Exercise task
Nothing after the line with "const blueLines = [-THRESHOLD, THRESHOLD];" belongs in the copy; extract the lines below from the top through that line, pictures left out.
>> START Stored data
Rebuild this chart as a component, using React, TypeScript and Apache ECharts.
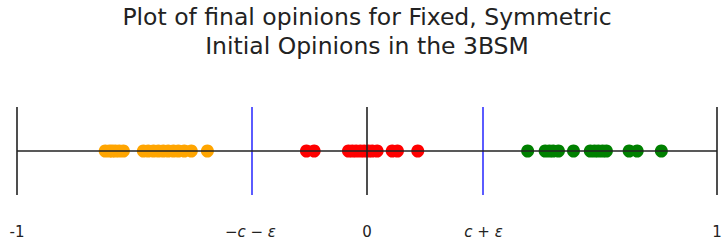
import React, { useEffect, useRef } from "react";
import * as echarts from "echarts";

const THRESHOLD = 0.333;
const tickValues = [-1, -THRESHOLD, 0, THRESHOLD, 1];
const tickLabels = ["-1", "−{i|c} − {i|ε}", "0", "{i|c} + {i|ε}", "1"];

const orangeValues = [
  -0.748, -0.736, -0.728, -0.719, -0.708, -0.696,
  -0.639, -0.625, -0.61, -0.596, -0.582, -0.568, -0.553, -0.539, -0.522, -0.502,
  -0.456,
];
const redValues = [
  -0.173, -0.151,
  -0.053, -0.042, -0.031, -0.019, -0.008, 0.004, 0.015, 0.029,
  0.072, 0.087, 0.145,
];
const greenValues = [
  0.459, 0.509, 0.521, 0.532, 0.547, 0.59,
  0.638, 0.65, 0.661, 0.673, 0.684, 0.749, 0.772, 0.841,
];

const blackLines = [-1, 0, 1];
const blueLines = [-THRESHOLD, THRESHOLD];

export default function App() {
  const ref = useRef<HTMLDivElement>(null);
  useEffect(() => {
    const chart = echarts.init(ref.current!, null, { renderer: "svg" });
    const dot = (vals: number[], color: string, name: string) => ({
      type: "scatter",
      name,
      data: vals.map((v) => [v, 0]),
      symbolSize: 13,
      itemStyle: { color, opacity: 1 },
      z: 2,
    });
    chart.setOption({
      animation: false,
      title: {
        text: "Plot of final opinions for Fixed, Symmetric\nInitial Opinions in the 3BSM",
        left: 362,
        top: -3,
        textAlign: "center",
        textStyle: {
          fontFamily: "DejaVu Sans",
          fontSize: 23.5,
          fontWeight: "normal",
          color: "#222",
          lineHeight: 29,
        },
      },
      grid: {
        left: 17,
        right: 5,
        top: 107,
        bottom: 53,
        containLabel: false,
        outerBoundsMode: "none",
      },
      xAxis: {
        type: "value",
        min: -1,
        max: 1,
        axisLine: { show: false },
        axisTick: { show: false },
        splitLine: { show: false },
        axisLabel: {
          customValues: tickValues,
          margin: 29,
          fontFamily: "DejaVu Sans",
          fontSize: 15,
          color: "#222",
          formatter: (v: number) => {
            let best = 0;
            tickValues.forEach((t, i) => {
              if (Math.abs(t - v) < Math.abs(tickValues[best] - v)) best = i;
            });
            return tickLabels[best];
          },
          rich: {
            i: { fontFamily: "DejaVu Sans", fontStyle: "italic", fontSize: 15, color: "#222" },
          },
        },
      },
      yAxis: {
        type: "value",
        min: -1,
        max: 1,
        show: false,
      },
      series: [
        dot(orangeValues, "#FFA500", "orange"),
        dot(redValues, "#FF0000", "red"),
        dot(greenValues, "#008000", "green"),
        {
          type: "line",
          data: [],
          z: 5,
          markLine: {
            silent: true,
            symbol: "none",
            animation: false,
            label: { show: false },
            data: [
              ...blackLines.map((x) => ({
                xAxis: x,
                lineStyle: { color: "#222", width: 1.6, type: "solid" },
              })),
              ...blueLines.map((x) => ({
                xAxis: x,
                lineStyle: { color: "#3333ff", width: 1.6, type: "solid" },
              })),
              { yAxis: 0, lineStyle: { color: "#222", width: 1.6, type: "solid" } },
            ],
          },
        },
      ],
    });
    return () => chart.dispose();
  }, []);
  return <div ref={ref} style={{ width: 722, height: 248, position: "absolute", left: 0, top: 0 }} />;
}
>> END Stored data
Output for this exercise
Rebuild this chart as a component, using React, TypeScript and Apache ECharts.
import React, { useEffect, useRef } from "react";
import * as echarts from "echarts";

const THRESHOLD = 0.333;
const tickValues = [-1, -THRESHOLD, 0, THRESHOLD, 1];
const tickLabels = ["-1", "−{i|c} − {i|ε}", "0", "{i|c} + {i|ε}", "1"];

const orangeValues = [
  -0.748, -0.736, -0.728, -0.719, -0.708, -0.696,
  -0.639, -0.625, -0.61, -0.596, -0.582, -0.568, -0.553, -0.539, -0.522, -0.502,
  -0.456,
];
const redValues = [
  -0.173, -0.151,
  -0.053, -0.042, -0.031, -0.019, -0.008, 0.004, 0.015, 0.029,
  0.072, 0.087, 0.145,
];
const greenValues = [
  0.459, 0.509, 0.521, 0.532, 0.547, 0.59,
  0.638, 0.65, 0.661, 0.673, 0.684, 0.749, 0.772, 0.841,
];

const blackLines = [-1, 0, 1];
const blueLines = [-THRESHOLD, THRESHOLD];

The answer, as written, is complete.